Le 10 janvier, dans une autre lettre à son ami, il confirmait : « Je ne compte pas être chargé de recommencer les hostilités. J’ai demandé déjà six fois mon remplacement. Je le désire de plus en plus et je ne cesserai pas mes instances à cet égard. La légèreté et l’injustice avec lesquelles j’ai vu traiter le militaire qui n’est pas toujours heureux ont fait naître en moi un sentiment qu’il me sera difficile de vaincre : le dégoût. Quoi qu’il en soit, il n’altérera jamais l’amitié que je t’ai vouée. Je t’embrasse. » Cette résolution de se retirer ne l’empêchait pas de s’occuper avec sollicitude de ses troupes. À cette même date, l’armistice désapprouvé dans la forme, ayant été ratifié quant au fond, il entreprenait l’œuvre difficile de leur cantonnement : « Je ne laisserai sur notre ligne, dont la droite est en avant de Germersheim sur Lenguenfeld et la gauche à Hombourg, qu’un léger cordon. L’armée de Sambre-et-Meuse laisse vingt mille hommes dans le Hundsruck et s’établit du reste dans les cantonnemens du pays de Juliers.
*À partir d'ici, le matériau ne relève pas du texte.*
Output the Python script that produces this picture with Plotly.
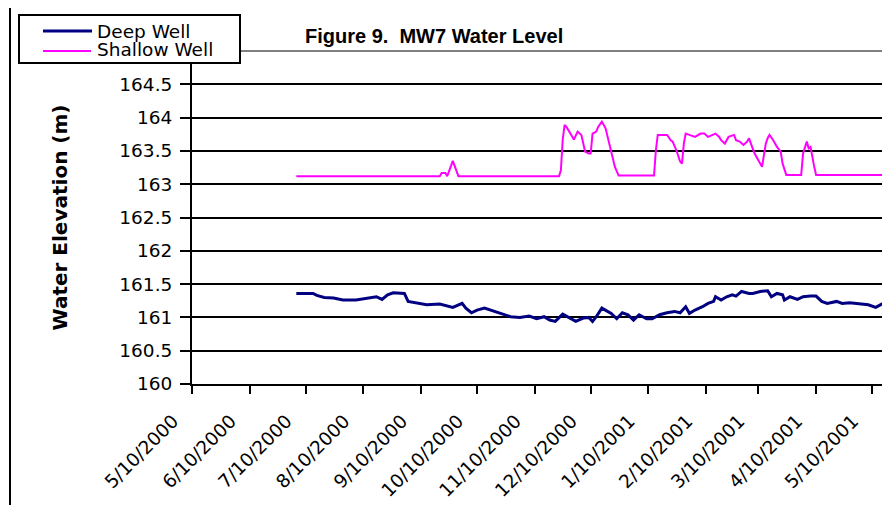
import plotly.graph_objects as go

# ---------------- data ----------------
deep_dates = [
    "2000-07-05", "2000-07-14", "2000-07-16", "2000-07-20", "2000-07-25", "2000-07-30",
    "2000-08-06", "2000-08-12", "2000-08-17", "2000-08-20", "2000-08-23", "2000-08-26",
    "2000-09-01", "2000-09-03", "2000-09-09", "2000-09-13", "2000-09-20", "2000-09-25",
    "2000-09-27", "2000-10-02", "2000-10-04", "2000-10-07", "2000-10-10", "2000-10-14",
    "2000-10-17", "2000-10-22", "2000-10-28", "2000-11-02", "2000-11-07", "2000-11-11",
    "2000-11-15", "2000-11-18", "2000-11-21", "2000-11-25", "2000-11-29", "2000-12-02",
    "2000-12-06", "2000-12-09", "2000-12-11", "2000-12-13", "2000-12-16", "2000-12-19",
    "2000-12-21", "2000-12-24", "2000-12-27", "2000-12-30", "2001-01-02", "2001-01-05",
    "2001-01-09", "2001-01-12", "2001-01-16", "2001-01-20", "2001-01-24", "2001-01-27",
    "2001-01-30", "2001-02-01", "2001-02-04", "2001-02-08", "2001-02-11", "2001-02-14",
    "2001-02-15", "2001-02-18", "2001-02-21", "2001-02-24", "2001-02-26", "2001-03-01",
    "2001-03-05", "2001-03-07", "2001-03-11", "2001-03-15", "2001-03-17", "2001-03-20",
    "2001-03-23", "2001-03-24", "2001-03-27", "2001-03-31", "2001-04-03", "2001-04-07",
    "2001-04-10", "2001-04-13", "2001-04-16", "2001-04-21", "2001-04-24", "2001-04-28",
    "2001-05-01", "2001-05-05", "2001-05-08", "2001-05-12", "2001-05-16", "2001-05-20",
]
deep_level = [
    161.36, 161.36, 161.33, 161.30, 161.29, 161.26,
    161.26, 161.29, 161.31, 161.27, 161.34, 161.37,
    161.36, 161.24, 161.21, 161.19, 161.20, 161.16,
    161.15, 161.21, 161.14, 161.07, 161.11, 161.14,
    161.11, 161.06, 161.01, 161.00, 161.02, 160.98,
    161.01, 160.96, 160.94, 161.05, 160.99, 160.94,
    160.99, 161.00, 160.94, 161.01, 161.14, 161.09,
    161.06, 160.98, 161.07, 161.04, 160.96, 161.04,
    160.98, 160.98, 161.04, 161.07, 161.09, 161.07,
    161.16, 161.06, 161.11, 161.16, 161.21, 161.24,
    161.31, 161.26, 161.31, 161.34, 161.32, 161.39,
    161.36, 161.36, 161.39, 161.40, 161.31, 161.36,
    161.34, 161.26, 161.31, 161.27, 161.31, 161.32,
    161.32, 161.24, 161.21, 161.24, 161.21, 161.22,
    161.21, 161.19, 161.19, 161.15, 161.21, 161.21,
]

shallow_dates = [
    "2000-07-05", "2000-09-20", "2000-09-21", "2000-09-23", "2000-09-24", "2000-09-27",
    "2000-09-30", "2000-11-23", "2000-11-24", "2000-11-25", "2000-11-26", "2000-11-27",
    "2000-12-01", "2000-12-03", "2000-12-05", "2000-12-07", "2000-12-09", "2000-12-10",
    "2000-12-11", "2000-12-13", "2000-12-14", "2000-12-16", "2000-12-18", "2000-12-20",
    "2000-12-21", "2000-12-23", "2000-12-25", "2001-01-13", "2001-01-14", "2001-01-15",
    "2001-01-20", "2001-01-22", "2001-01-23", "2001-01-25", "2001-01-27", "2001-01-28",
    "2001-01-29", "2001-01-30", "2001-02-01", "2001-02-04", "2001-02-07", "2001-02-09",
    "2001-02-11", "2001-02-13", "2001-02-15", "2001-02-17", "2001-02-18", "2001-02-20",
    "2001-02-22", "2001-02-25", "2001-02-26", "2001-02-28", "2001-03-02", "2001-03-04",
    "2001-03-05", "2001-03-06", "2001-03-08", "2001-03-10", "2001-03-12", "2001-03-13",
    "2001-03-14", "2001-03-15", "2001-03-16", "2001-03-18", "2001-03-20", "2001-03-22",
    "2001-03-23", "2001-03-25", "2001-04-02", "2001-04-03", "2001-04-05", "2001-04-06",
    "2001-04-07", "2001-04-09", "2001-04-10", "2001-05-20",
]
shallow_level = [
    163.12, 163.12, 163.17, 163.17, 163.12, 163.35,
    163.12, 163.12, 163.21, 163.67, 163.89, 163.86,
    163.67, 163.79, 163.74, 163.49, 163.46, 163.46,
    163.76, 163.79, 163.86, 163.94, 163.84, 163.59,
    163.51, 163.26, 163.13, 163.13, 163.51, 163.74,
    163.74, 163.66, 163.64, 163.51, 163.34, 163.31,
    163.61, 163.76, 163.74, 163.71, 163.76, 163.76,
    163.71, 163.74, 163.76, 163.71, 163.66, 163.61,
    163.71, 163.74, 163.66, 163.64, 163.59, 163.64,
    163.69, 163.61, 163.46, 163.36, 163.26, 163.44,
    163.61, 163.69, 163.74, 163.66, 163.56, 163.49,
    163.31, 163.14, 163.14, 163.46, 163.64, 163.54,
    163.56, 163.26, 163.14, 163.14,
]

x_tick_dates = [
    "2000-05-10", "2000-06-10", "2000-07-10", "2000-08-10", "2000-09-10", "2000-10-10",
    "2000-11-10", "2000-12-10", "2001-01-10", "2001-02-10", "2001-03-10", "2001-04-10",
    "2001-05-10",
]
x_tick_labels = [
    "5/10/2000", "6/10/2000", "7/10/2000", "8/10/2000", "9/10/2000", "10/10/2000",
    "11/10/2000", "12/10/2000", "1/10/2001", "2/10/2001", "3/10/2001", "4/10/2001",
    "5/10/2001",
]
y_tick_vals = [160, 160.5, 161, 161.5, 162, 162.5, 163, 163.5, 164, 164.5]
y_tick_labels = ["160", "160.5", "161", "161.5", "162", "162.5", "163", "163.5", "164", "164.5"]

series_names = ["Deep Well", "Shallow Well"]
series_colors = ["#000080", "#FF00FF"]
chart_title = "Figure 9.\u00a0 MW7 Water Level"
y_title = "Water Elevation (m)"

# ---------------- layout geometry ----------------
# The page body has an 8px margin, so the figure is drawn 8px right/down of the
# window corner. Positions below are given in window pixels and converted.
OFF = 8
WIN_W, WIN_H = 890, 505
W, H = WIN_W - OFF, WIN_H - OFF
PLOT_L, PLOT_T, PLOT_B = 192, 51, 384          # window pixels
ML, MT, MR = PLOT_L - OFF, PLOT_T - OFF, 0
MB = H - (PLOT_B - OFF)
PW, PH = W - ML - MR, H - MT - MB


def px(x):
    return (x - OFF - ML) / PW


def py(y):
    return (PLOT_B - y) / PH


TXT = dict(family="DejaVu Sans", size=18.5, color="black")

fig = go.Figure()
fig.add_trace(go.Scatter(x=deep_dates, y=deep_level, mode="lines", name=series_names[0],
                         line=dict(color=series_colors[0], width=3), showlegend=False))
fig.add_trace(go.Scatter(x=shallow_dates, y=shallow_level, mode="lines", name=series_names[1],
                         line=dict(color=series_colors[1], width=2), showlegend=False))

shapes = [
    # plot-area top border (gray)
    dict(type="line", xref="paper", yref="paper", x0=0, x1=1, y0=1, y1=1,
         line=dict(color="#808080", width=2), layer="below"),
    # outer chart border (top and left)
    dict(type="line", xref="paper", yref="paper", x0=px(10), x1=px(WIN_W + 5), y0=py(5), y1=py(5),
         line=dict(color="black", width=2)),
    dict(type="line", xref="paper", yref="paper", x0=px(10), x1=px(10), y0=py(5), y1=py(WIN_H + 5),
         line=dict(color="black", width=2)),
    # legend box
    dict(type="rect", xref="paper", yref="paper", x0=px(19), x1=px(240), y0=py(15), y1=py(63),
         fillcolor="white", line=dict(color="black", width=2), layer="above"),
    dict(type="line", xref="paper", yref="paper", x0=px(43), x1=px(92), y0=py(31), y1=py(31),
         line=dict(color=series_colors[0], width=3), layer="above"),
    dict(type="line", xref="paper", yref="paper", x0=px(43), x1=px(91), y0=py(51), y1=py(51),
         line=dict(color=series_colors[1], width=2), layer="above"),
]

annotations = [
    dict(text=series_names[0], xref="paper", yref="paper", x=px(95), y=py(31),
         xanchor="left", yanchor="middle", showarrow=False, font=TXT),
    dict(text=series_names[1], xref="paper", yref="paper", x=px(95), y=py(50),
         xanchor="left", yanchor="middle", showarrow=False, font=TXT),
]

fig.update_layout(
    width=W, height=H,
    margin=dict(l=ML, r=MR, t=MT, b=MB, autoexpand=False),
    paper_bgcolor="white", plot_bgcolor="white",
    showlegend=False,
    title=dict(text=chart_title, xref="container", yref="container",
               x=(305 - OFF) / W, y=1 - (36 - OFF) / H, xanchor="left", yanchor="middle",
               font=dict(family="Liberation Sans", size=20, color="black", weight="bold")),
    xaxis=dict(type="date", range=["2000-05-10", "2001-05-19 16:00"],
               tickmode="array", tickvals=x_tick_dates, ticktext=x_tick_labels,
               tickangle=-45, ticks="outside", ticklen=8, tickwidth=1.5, tickcolor="black",
               ticklabelstandoff=9, ticklabelshift=-19,
               showline=True, linecolor="black", linewidth=2, showgrid=False, zeroline=False,
               tickfont=TXT),
    yaxis=dict(range=[160, 165], tickmode="array", tickvals=y_tick_vals, ticktext=y_tick_labels,
               ticks="outside", ticklen=10, tickwidth=1.5, tickcolor="black",
               ticklabelstandoff=4,
               showline=True, linecolor="black", linewidth=2,
               showgrid=True, gridcolor="black", gridwidth=1.5, zeroline=False,
               tickfont=TXT,
               title=dict(text=y_title, standoff=46,
                          font=dict(family="DejaVu Sans", size=20, color="black", weight="bold"))),
    shapes=shapes,
    annotations=annotations,
)

fig.write_html("out.html")
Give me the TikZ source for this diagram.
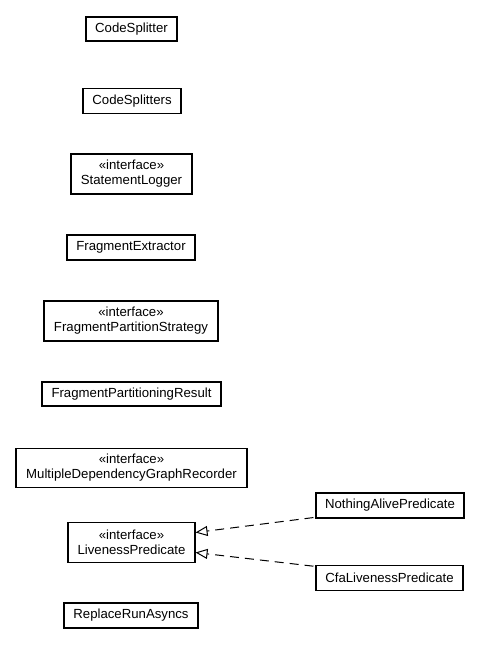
\documentclass[tikz,border=0pt]{standalone}
\usepackage{fontspec}
\setmainfont{Liberation Sans}
\usetikzlibrary{arrows.meta,calc}
\tikzset{
  cls/.style={draw, line width=1.1pt, rectangle, inner sep=0pt, align=center, font=\fontsize{13.2}{15}\selectfont},
  realize/.style={line width=1pt, dash pattern=on 9pt off 6pt, -{Triangle[open, length=12pt, width=10pt, line width=1pt]}}
}
\begin{document}
\begin{tikzpicture}[x=1pt,y=-1pt]
\useasboundingbox (0,0) rectangle (480,645);
\node[cls, minimum width=91pt, minimum height=24pt] (cs) at (131.5,29) {CodeSplitter};
\node[cls, minimum width=98pt, minimum height=24.5pt] (css) at (132,101) {CodeSplitters};
\node[cls, minimum width=121pt, minimum height=40pt] (sl) at (131.5,174) {«interface»\\StatementLogger};
\node[cls, minimum width=128pt, minimum height=25pt] (fe) at (131,247.5) {FragmentExtractor};
\node[cls, minimum width=174pt, minimum height=40pt] (fps) at (131,321) {«interface»\\FragmentPartitionStrategy};
\node[cls, minimum width=179pt, minimum height=24pt] (fpr) at (131.5,394) {FragmentPartitioningResult};
\node[cls, minimum width=231pt, minimum height=39.5pt] (mdg) at (131.5,468) {«interface»\\MultipleDependencyGraphRecorder};
\node[cls, minimum width=148pt, minimum height=25pt] (na) at (390,505.5) {NothingAlivePredicate};
\node[cls, minimum width=127pt, minimum height=39.5pt] (lp) at (131.5,542.5) {«interface»\\LivenessPredicate};
\node[cls, minimum width=147pt, minimum height=24.5pt] (cfa) at (389.5,578) {CfaLivenessPredicate};
\node[cls, minimum width=134pt, minimum height=25pt] (rra) at (131,615.5) {ReplaceRunAsyncs};
\draw[realize] ($(na.south west)+(-2,-1)$) -- ($(lp.east)+(0,-10)$);
\draw[realize] ($(cfa.north west)+(-2,1)$) -- ($(lp.east)+(0,10)$);
\end{tikzpicture}
\end{document}
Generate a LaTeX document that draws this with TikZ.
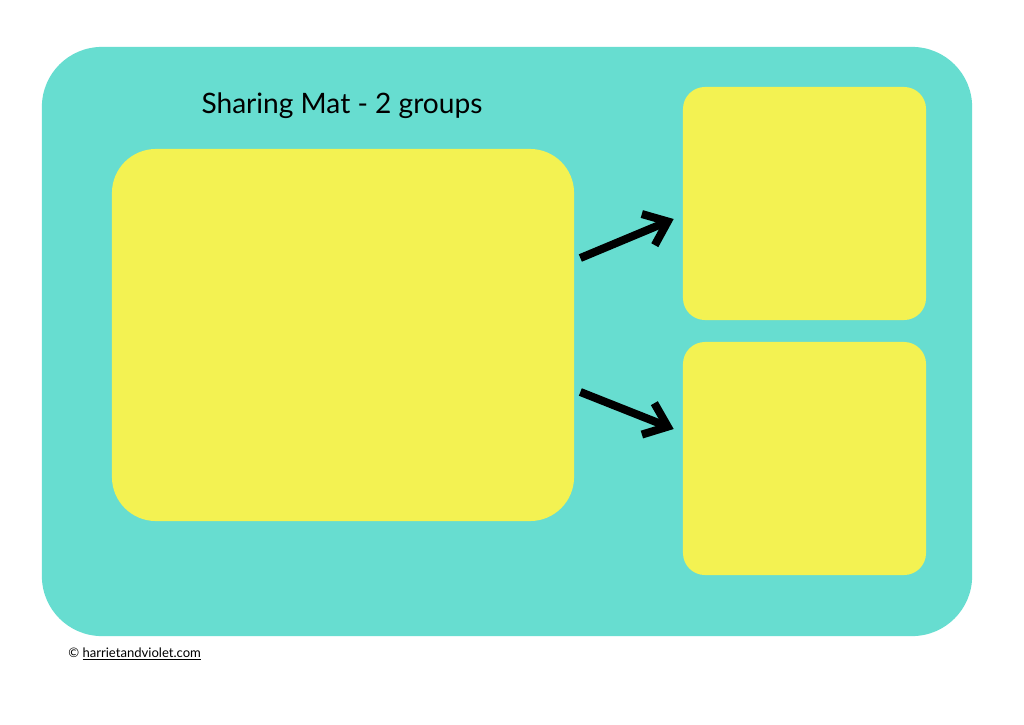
\documentclass[tikz,border=0pt]{standalone}
\usepackage{fontspec}
\setmainfont{Lato}
\usepackage{xcolor}
\usetikzlibrary{arrows.meta, positioning, calc}
\definecolor{matteal}{RGB}{103,221,208}
\definecolor{matyellow}{RGB}{243,242,82}

\begin{document}
\begin{tikzpicture}[
    x=0.025cm, y=-0.025cm,
    mat/.style={rectangle, fill=matteal, rounded corners=1.5cm, minimum width=23.25cm, minimum height=14.725cm, inner sep=0pt},
    bigbox/.style={rectangle, fill=matyellow, rounded corners=1.1cm, minimum width=11.55cm, minimum height=9.3cm, inner sep=0pt},
    groupbox/.style={rectangle, fill=matyellow, rounded corners=0.55cm, minimum width=6.075cm, minimum height=5.825cm, inner sep=0pt},
    share/.style={line width=5.7pt, -{Straight Barb[length=15pt, width=24pt, line width=5.7pt]}}
]
% page
\useasboundingbox[fill=white] (0,0) rectangle (1024,724);

% mat and boxes
\node[mat] (mat) at (507,341.5) {};
\node[bigbox] (whole) at (343,335) {};
\node[groupbox] (groupA) at (804.5,203.5) {};
\node[groupbox] (groupB) at (804.5,458.5) {};

% title
\node[font=\fontsize{20}{24}\selectfont] (title) at (342,106) {Sharing Mat - 2 groups};

% arrows
\coordinate (startA) at ($(whole.east)+(6,-77)$);
\coordinate (endA) at ($(groupA.west)+(-9,15.5)$);
\coordinate (startB) at ($(whole.east)+(6,57)$);
\coordinate (endB) at ($(groupB.west)+(-9,-29.5)$);
\draw[share] (startA) -- (endA);
\draw[share] (startB) -- (endB);

% footer
\node[anchor=west, font=\fontsize{9.3}{11}\selectfont, inner sep=0pt] (credit) at (68,654) {\copyright{} \underline{harrietandviolet.com}};

\end{tikzpicture}
\end{document}
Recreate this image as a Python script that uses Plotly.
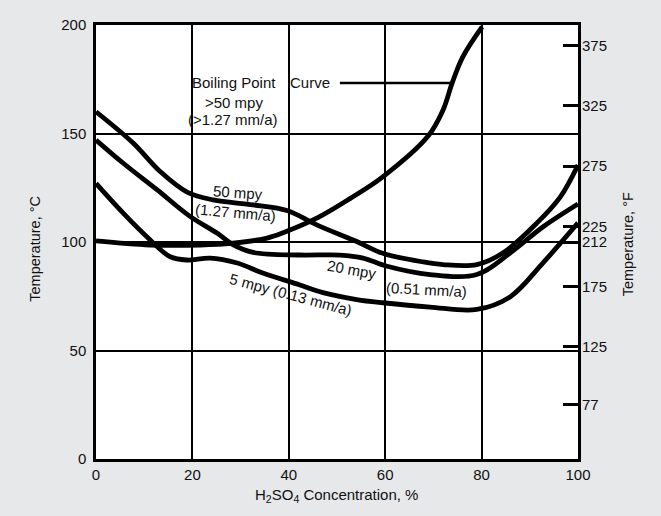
import plotly.graph_objects as go

# ---- data (H2SO4 concentration %, temperature °C) ----
conc_50mpy = [0, 7.7, 13.3, 18.9, 24.3, 32.6, 39.6, 45.9, 54.1, 59.5, 67.9, 72, 79, 84.4, 91.5, 96.3, 100]
temp_50mpy = [160, 145.6, 132.5, 123.0, 119.4, 117.1, 114.5, 107.8, 100.2, 94.8, 90.8, 89.6, 89.6, 94.9, 108.8, 120.7, 135.5]

conc_20mpy = [0, 5.6, 12.7, 19.5, 25.1, 28.4, 32.6, 42.3, 50.6, 55.4, 60.4, 69.3, 79.0, 85.9, 92.7, 100]
temp_20mpy = [147, 136.4, 124.0, 111.8, 104.1, 98.8, 95.2, 94.0, 94.0, 92.6, 88.8, 85.0, 85.0, 94.9, 106.9, 117.5]

conc_5mpy = [0, 5.6, 10.6, 15.4, 18.9, 23.7, 29.3, 34.6, 42.3, 47.1, 54.1, 59.5, 69.3, 79.0, 85.9, 92.7, 100]
temp_5mpy = [127, 113.4, 102.3, 93.2, 91.7, 92.6, 90.3, 85.7, 80.2, 76.7, 73.5, 72.0, 70.0, 68.9, 74.7, 90.3, 108.8]

conc_boil = [0, 11.2, 21.6, 28.4, 35.5, 39.2, 45.9, 52.7, 59.5, 68.9, 72.0, 73.9, 76.1, 80.1]
temp_boil = [100.5, 98.6, 98.6, 99.5, 101.8, 104.6, 111.1, 120.0, 130, 148.8, 160.8, 173.3, 185.3, 199.1]

x_ticks = [0, 20, 40, 60, 80, 100]
c_ticks = [0, 50, 100, 150, 200]
f_ticks = [77, 125, 175, 212, 225, 275, 325, 375]

FONT = "Liberation Sans, Arial, Helvetica, sans-serif"

fig = go.Figure()
for xs, ys in [(conc_50mpy, temp_50mpy), (conc_20mpy, temp_20mpy),
               (conc_5mpy, temp_5mpy), (conc_boil, temp_boil)]:
    fig.add_trace(go.Scatter(x=xs, y=ys, mode="lines",
                             line=dict(color="black", width=4.8, shape="spline", smoothing=1.0),
                             hoverinfo="skip", showlegend=False))

# invisible trace to activate the °F axis
fig.add_trace(go.Scatter(x=[0], y=[32], yaxis="y2", mode="markers",
                         marker=dict(opacity=0), hoverinfo="skip", showlegend=False))

# leader line for the boiling point curve label
fig.add_shape(type="line", x0=50.6, x1=73.9, y0=173.3, y1=173.3,
              line=dict(color="black", width=2.5))

annots = [
    dict(text="Boiling Point", x=28.6, y=173.6, angle=0, xanchor="center"),
    dict(text="Curve", x=39.9, y=173.6, angle=0, xanchor="left"),
    dict(text=">50 mpy", x=28.6, y=164.4, angle=0, xanchor="center"),
    dict(text="(>1.27 mm/a)", x=28.4, y=156.4, angle=0, xanchor="center"),
    dict(text="50 mpy", x=29.5, y=122.8, angle=4, xanchor="center"),
    dict(text="(1.27 mm/a)", x=29.0, y=113.4, angle=5, xanchor="center"),
    dict(text="20 mpy", x=53.1, y=87.1, angle=10, xanchor="center"),
    dict(text="(0.51 mm/a)", x=68.5, y=77.9, angle=3, xanchor="center"),
    dict(text="5 mpy (0.13 mm/a)", x=40.5, y=76.0, angle=15, xanchor="center"),
]
for a in annots:
    fig.add_annotation(text=a["text"], x=a["x"], y=a["y"], xref="x", yref="y",
                       showarrow=False, textangle=a["angle"], xanchor=a["xanchor"],
                       yanchor="middle", font=dict(size=15, color="#111111", family=FONT))

# axis titles
fig.add_annotation(text="Temperature, °C", xref="paper", yref="paper", x=-0.127, y=0.484,
                   xanchor="center", yanchor="middle",
                   textangle=-90, showarrow=False, font=dict(size=14.5, color="#111111", family=FONT))
fig.add_annotation(text="Temperature, °F", xref="paper", yref="paper", x=1.104, y=0.495,
                   xanchor="center", yanchor="middle",
                   textangle=-90, showarrow=False, font=dict(size=14.5, color="#111111", family=FONT))
fig.add_annotation(text="H<sub>2</sub>SO<sub>4</sub> Concentration, %", xref="paper", yref="paper",
                   x=0.498, y=-0.085, xanchor="center", yanchor="middle", showarrow=False,
                   font=dict(size=15, color="#111111", family=FONT))

fig.update_layout(
    width=661, height=516,
    margin=dict(l=96, r=83, t=25, b=57),
    paper_bgcolor="#e7e8ea", plot_bgcolor="white",
    font=dict(family=FONT, size=15, color="#111111"),
    xaxis=dict(range=[0, 100], tickvals=x_ticks, showgrid=True, gridcolor="black", gridwidth=2,
               showline=True, linecolor="black", linewidth=2.5, mirror=True, ticks="",
               zeroline=False, fixedrange=True),
    yaxis=dict(range=[0, 200], tickvals=c_ticks, showgrid=True, gridcolor="black", gridwidth=2,
               showline=True, linecolor="black", linewidth=2.5, mirror=True, ticks="",
               zeroline=False, ticklabelstandoff=4),
    yaxis2=dict(overlaying="y", side="right", range=[32, 392], tickvals=f_ticks,
                ticks="inside", ticklen=15, tickwidth=2.5, tickcolor="black",
                showgrid=False, showline=False, zeroline=False, ticklabelstandoff=3),
)

fig.write_html("out.html")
Son cordon du Hunsdruck appuie sa gauche à Baccharach, son centre sur la Nahe, à Kirn, et sa droite à Saint-Vendel, en remontant cette rivière. »

III

Au cours de la campagne, pendant que Pichegru déployait les soins et les sollicitudes dont témoignent les nombreux documens que nous avons cités, les émissaires avaient continué à s’agiter pour prouver à Condé que le général était dans leurs mains, et que, si peu conformes que fussent ses opérations aux plans et aux engagemens qu’ils lui attribuaient dès le mois d’août, il n’en poursuivait pas moins le grand résultat auquel il avait promis de concourir. D’autres acteurs engagés par eux étaient entrés en scène : Demougé, Wittersbach et la baronne de Reich, le premier résidant à Strasbourg, les deux autres en terre allemande, et tous trois enrôlés comme espions au service de l’Autriche. C’est Fauche-Borel qui avait entraîné Demougé dans l’affaire, et celui-ci s’était empressé d’y introduire ses deux acolytes. Entre tous ces personnages, il y avait partie liée pour tirer des fonds des Anglais, par l’intermédiaire de Condé et à sa recommandation.